The new treaty on nuclear arms control is needed to replace the START I the USSR and the United States signed on July 31, 1991, one that expires on December 5, 2009. Russia promotes the necessity to keep central provisions of the START I including the ones dealing with quantity of warheads at warehouses and conventional delivery means. Their absence from the new treaty will leave dangerous gaps in the strategic arms control framework. The Americans in their turn insist on an agreement on tactically deployed warheads only. The latest contacts between representatives of Moscow and Washington, however, indicate the possibility of a compromise.

Ballistic missile defense remains a major irritant in the Russian-US relations, one that affects lots of other issues. “Negotiations over ballistic missile defense will be particularly taxing,” Ryabkov admitted yesterday. The Kremlin is stone-cold confident that installation of a radar in the Czech Republic and deployment of killer missiles in Poland pose a threat to Russia since both objects may be aimed and targeted at Russian nuclear arsenals. Official Washington insists that the ballistic missile defense system is needed to intercept Iranian missiles only.

“Future of the Russian-American talks depends to a considerable extent on how the problem of ballistic missile defense is solved,” to quote Alexander Pikayev, Director of the Disarmament and Conflict Settlement Department of the Institute of Global Economy and International Relations. Pikayev recalled the report on the costs and expenses of the ABM program recently drawn by US Congress experts. To put it bluntly, authors of the document advised the White House to forget installation of elements of the American ballistic missile defense system in East Europe and save $13.5 billion, money that could be put to a better use considering the global financial crisis under way.

“Numerous powerful US politicians emphasize that Washington’s obsession with development of ballistic missile defense framework in the Czech Republic and Poland provokes Russia into retaliation. Another global crisis is really the last thing the Americans need at this point. As things stand, they already have enough troubles in Iraq, Afghanistan, and some other regions. That is why the United States just might try and find a way to gradually abandon its plans of a global ballistic missile defense framework without acknowledgement of Russia’s vexation so as to be spare the Americans accusations of weakness and readiness to bow to Moscow. All things considered, references to the cost and technical inadequacy of the whole project may offer a fine way out for the Americans,” Pikayev said.

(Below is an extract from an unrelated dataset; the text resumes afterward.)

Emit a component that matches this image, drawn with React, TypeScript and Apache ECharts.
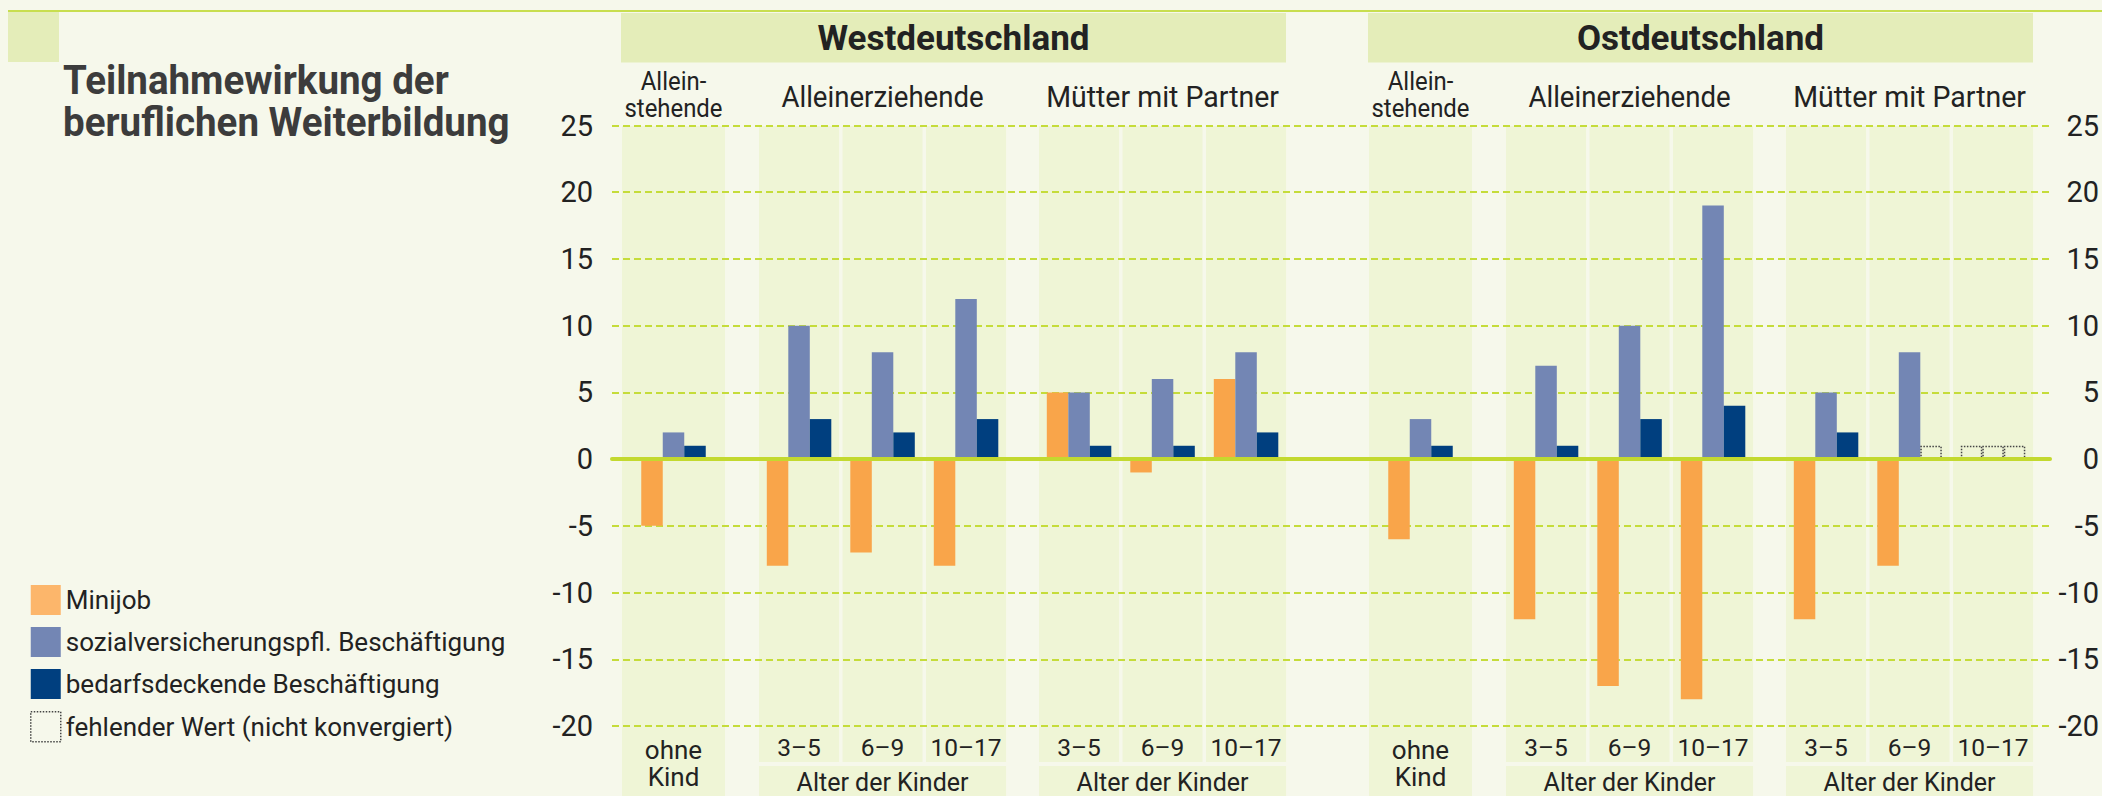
import React, { useEffect, useRef } from 'react';
import * as echarts from 'echarts';

// ---------- data ----------
const regions = ['Westdeutschland', 'Ostdeutschland'];
const householdGroups = ['Allein-\nstehende', 'Alleinerziehende', 'Mütter mit Partner'];
const categories = ['ohne\nKind', '3–5', '6–9', '10–17', '3–5', '6–9', '10–17'];
const ageAxisName = 'Alter der Kinder';
const seriesNames = ['Minijob', 'sozialversicherungspfl. Beschäftigung', 'bedarfsdeckende Beschäftigung'];
const missingName = 'fehlender Wert (nicht konvergiert)';
const yTickLabels = { min: -20, max: 25, interval: 5 };

const westMinijob = [-5, -8, -7, -8, 5, -1, 6];
const westSozial = [2, 10, 8, 12, 5, 6, 8];
const westBedarf = [1, 3, 2, 3, 1, 1, 2];
const ostMinijob = [-6, -12, -17, -18, -12, -8, null];
const ostSozial = [3, 7, 10, 19, 5, 8, null];
const ostBedarf = [1, 1, 3, 4, 2, null, null];
const missingPlaceholder = 1; // height of the dotted "missing" box

const regionData = [
  [westMinijob, westSozial, westBedarf],
  [ostMinijob, ostSozial, ostBedarf],
];
const panelRanges = [[0, 1], [1, 4], [4, 7]];

// ---------- layout / style ----------
const FONT = 'Roboto, "Liberation Sans", sans-serif';
const TEXT = '#222222';
const BG = '#f6f8eb';
const BAND = '#eff5d6';
const HEAD = '#e4edb9';
const COLORS = ['#f9a54a', '#7386b4', '#003f7f'];
const LEGEND_COLORS = ['#fcb66b', '#7386b4', '#003f7f'];
const PLOT_TOP = 125.5;
const PLOT_H = 600.5;
const MAIN_LEFT = 612;
const MAIN_RIGHT = 2050;
const REGION_OFFSET = [0, 747];
const PANEL_LEFT = [620.25, 757.3, 1037.3];
const PANEL_W = [106.5, 250.5, 250.5];
const INSET = 1.75;

const missingStyle = {
  color: 'rgba(0,0,0,0)',
  borderColor: '#444',
  borderWidth: 1.5,
  borderType: 'dotted',
};

function buildOption() {
  const grid: any[] = [
    { left: MAIN_LEFT, top: PLOT_TOP, width: MAIN_RIGHT - MAIN_LEFT, height: PLOT_H, outerBoundsMode: 'none' },
  ];
  const xAxis: any[] = [
    {
      gridIndex: 0,
      type: 'category',
      data: [''],
      z: 10,
      axisLine: { show: true, onZero: true, lineStyle: { color: '#c3d92f', width: 4 } },
      axisTick: { show: false },
      axisLabel: { show: false },
      splitLine: { show: false },
    },
  ];
  const yLabel = { fontSize: 29, color: TEXT, fontFamily: FONT };
  const yAxis: any[] = [
    {
      gridIndex: 0,
      type: 'value',
      position: 'left',
      ...yTickLabels,
      axisLine: { show: false },
      axisTick: { show: false },
      axisLabel: { ...yLabel, margin: 19 },
      splitLine: { show: true, lineStyle: { color: '#c5dc3a', width: 2, type: [7, 4] } },
    },
    {
      gridIndex: 0,
      type: 'value',
      position: 'right',
      ...yTickLabels,
      axisLine: { show: false },
      axisTick: { show: false },
      axisLabel: { ...yLabel, margin: 49, align: 'right' },
      splitLine: { show: false },
    },
  ];
  const series: any[] = [];
  const graphic: any[] = [];

  // decorations
  graphic.push({ type: 'line', z: 1, shape: { x1: 8, y1: 11, x2: 2102, y2: 11 }, style: { stroke: '#c8de4f', lineWidth: 2 } });
  graphic.push({ type: 'rect', z: 1, shape: { x: 8, y: 12, width: 51, height: 50 }, style: { fill: HEAD } });
  graphic.push({
    type: 'text', z: 5, x: 63, y: 101, scaleX: 0.94,
    style: {
      text: 'Teilnahmewirkung der\nberuflichen Weiterbildung',
      fill: '#3c3c3c', fontSize: 41, fontWeight: 'bold', fontFamily: FONT,
      lineHeight: 42, align: 'left', verticalAlign: 'middle',
    },
  });

  regions.forEach((region, r) => {
    const off = REGION_OFFSET[r];
    graphic.push({ type: 'rect', z: 1, shape: { x: 621 + off, y: 13, width: 665, height: 49.5 }, style: { fill: HEAD } });
    graphic.push({
      type: 'text', z: 5, x: 953.5 + off, y: 38,
      style: { text: region, fill: TEXT, fontSize: 35, fontWeight: 'bold', fontFamily: FONT, align: 'center', verticalAlign: 'middle' },
    });

    panelRanges.forEach(([a, b], p) => {
      const left = PANEL_LEFT[p] + off;
      const width = PANEL_W[p];
      const n = b - a;
      const cw = width / n;
      // group label
      graphic.push({
        type: 'text', z: 5, x: left + width / 2, y: p === 0 ? 95 : 96.5, scaleX: p === 2 ? 0.95 : 0.92,
        style: {
          text: householdGroups[p], fill: TEXT, fontFamily: FONT,
          fontSize: p === 0 ? 26 : 30, lineHeight: 27, align: 'center', verticalAlign: 'middle',
        },
      });
      // background bands
      for (let i = 0; i < n; i++) {
        graphic.push({
          type: 'rect', z: -1,
          shape: { x: left + i * cw + INSET, y: 126, width: cw - 2 * INSET, height: (p === 0 ? 796 : 762) - 126 },
          style: { fill: BAND },
        });
      }
      if (p > 0) {
        graphic.push({
          type: 'rect', z: -1,
          shape: { x: left + INSET, y: 766, width: width - 2 * INSET, height: 30 },
          style: { fill: BAND },
        });
      }

      const gi = grid.length;
      grid.push({ left, top: PLOT_TOP, width, height: PLOT_H, outerBoundsMode: 'none' });
      xAxis.push({
        gridIndex: gi,
        type: 'category',
        data: categories.slice(a, b),
        axisLine: { show: false, onZero: false },
        axisTick: { show: false },
        splitLine: { show: false },
        axisLabel: {
          interval: 0, margin: p === 0 ? 37 : 21, verticalAlign: 'middle', lineHeight: 27,
          fontSize: p === 0 ? 26 : 24.5, color: TEXT, fontFamily: FONT,
        },
        name: p === 0 ? '' : ageAxisName,
        nameLocation: 'middle',
        nameGap: 56,
        nameTextStyle: { fontSize: 25, color: TEXT, fontFamily: FONT, verticalAlign: 'middle' },
      });
      const yi = yAxis.length;
      yAxis.push({ gridIndex: gi, type: 'value', ...yTickLabels, show: false, splitLine: { show: false } });

      regionData[r].forEach((values, k) => {
        series.push({
          type: 'bar',
          name: seriesNames[k],
          xAxisIndex: gi,
          yAxisIndex: yi,
          barWidth: 21.5,
          barGap: '0%',
          z: 2,
          itemStyle: { color: COLORS[k] },
          emphasis: { disabled: true },
          data: values.slice(a, b).map((v) =>
            v == null ? { value: missingPlaceholder, itemStyle: missingStyle } : v
          ),
        });
      });
    });
  });

  // legend-only series for the missing-value marker
  series.push({
    type: 'bar', name: missingName, xAxisIndex: 0, yAxisIndex: 0, data: [],
    itemStyle: missingStyle,
  });

  return {
    animation: false,
    backgroundColor: BG,
    textStyle: { fontFamily: FONT },
    grid,
    xAxis,
    yAxis,
    series,
    graphic,
    legend: {
      orient: 'vertical',
      left: 25,
      top: 580,
      itemWidth: 30,
      itemHeight: 30,
      itemGap: 12,
      icon: 'rect',
      selectedMode: false,
      textStyle: { fontSize: 26, lineHeight: 30, color: TEXT, fontFamily: FONT },
      data: [
        { name: seriesNames[0], itemStyle: { color: LEGEND_COLORS[0] } },
        { name: seriesNames[1], itemStyle: { color: LEGEND_COLORS[1] } },
        { name: seriesNames[2], itemStyle: { color: LEGEND_COLORS[2] } },
        { name: missingName, itemStyle: { color: 'rgba(0,0,0,0)', borderColor: '#444', borderWidth: 1.5, borderType: 'dotted' } },
      ],
    },
  };
}

export default function App() {
  const ref = useRef<HTMLDivElement>(null);
  useEffect(() => {
    if (!ref.current) return;
    const chart = echarts.init(ref.current, undefined, { renderer: 'svg' });
    chart.setOption(buildOption() as any);
    return () => chart.dispose();
  }, []);
  return (
    <div
      ref={ref}
      style={{ position: 'fixed', left: 0, top: 0, width: 2102, height: 796 }}
    />
  );
}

Progress in the matters of strategic arms reduction and ballistic missile defense is only possible after Barack Obama’s inauguration scheduled for January 20, 2009. “The Americans are showing respect for the national political tradition that does not permit the going US Administration to leave its successor a mess in terms of relations with the other nuclear power,” Nikolai Zlobin of the Washington-based Global Security Institute said. “It follows that Bush’s Administration has to do something about the US-Russian relations.”

Obama’s appearance in the White House may remedy the situation. “The US political establishment ponders making a complete ban on nuclear weapons the first foreign political priority nowadays,” Zlobin said. “This idea is promoted by former state secretaries George P. Shultz and Henry Kissenger, erstwhile secretary of defense William Perry, and ex-chairman of the senatorial Armed Forces Committee San Nunn. All these people wield a lot of clout with the American political establishment, you know.”

Senator Richard Lugar, Nunn’s colleague in the Russian-American weapons of mass destruction control program, is expected in Moscow today. Lugar is coming to meet with Senior Deputy Premier Igor Shuvalov, Deputy Premier Igor Sechin, Foreign Minister Sergei Lavrov, and other Russian officials to discuss arms control.